Finde said:
Ben oyunlarla ingilizce öğrenme döneminin yeni nesil için geçerli olduğunu düşünmüyorum. Bugünlerde tüm oyunlarda türkçe destek çıkıyor nerdeyse. Çıkmasa bile tonla oyun var ellerinin altında. Bir oyunda dil desteği yoksa yama da bulamıyorlarsa başka oyunlara geçiyorlar internet sağolsun. Bizim dönem bilgisayarda 3-5 oyun olurdu mecbur dönüp dönüp onları oynardın, internet de yoktu çoğu bilgisayarda, çokça aynı şeyi görüp hala anlamını çözemediysen sözlükten bakardın kafana kazınırdı. Bir yerden sonra sözlüğe bakma ihtiyacın azalırdı filan. Yeni neslin bu tür zorluklara katlanmasına gerek yok. Zorunda olmadan bir sabır göstermeleri gerekiyor dolayısıyla çoğu vazgeçiyor. Eğer vazgeçmeyeceksen, bir oyunu bir kaç defa oynayacaksan olur bu tür şeyler. Diğer türlü olan ingilizceni parlatmakta kullanman mantıklı olur. Ama bir ingilizcen olmalı.
Buna ben de katılıyorum, Türkçe desteği bir çok oyunun içine girdi artık, hayatlarının içinde olmadıkları sürece ekstra çaba sarfetmezlerse kolay kolay öğrenemezler.

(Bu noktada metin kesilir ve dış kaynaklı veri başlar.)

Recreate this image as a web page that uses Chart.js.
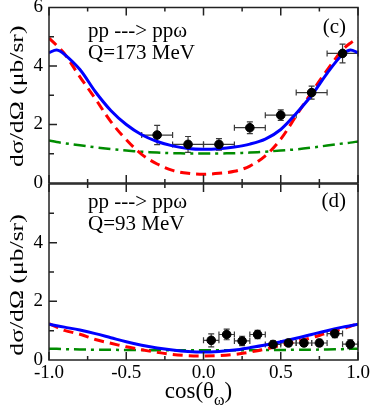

Mesela benim en son türkçe oynadığım oyun Dragon Age: Origins'ti, onda da %100 çeviri değildi, hatta ondan sonra çıkan Awakening'i falan türkçe yama bulamadığımdan oynayamamıştım. İngilizceyi geliştirmek için oyunlar oynamak çok güzel bir yöntem, ancak ingilizceyi "öğrenmek" için çok da güzel olmayabilir. Erozbey'in söylediği gibi sende bir seviyede ingilizce olacak, sıfırdan oyun oynayarak öğrenilebileceğini sanmıyorum.
Bir de Skyrim oyna, ben Skyrim'den çok fazla günlük hayatta geçerli olan ve bana okullarımda ekstra puan kazandıran şeyler öğrenmiştim. Broom, cabbage, kettle, fur gibi kelimeler. Bir de bu kelimeleri görünce alt+tab yapıp çevirmene gerek kalmıyor, çünkü zaten oyunda anlamları neyse onu görüyorsun. Yani giriyorsun eve, oradaki süpügrenin üstünde Broom yazıyor, senin gidip bunu çevirmene gerek kalmıyor çünkü görüyorsun onun süpürge olduğunu.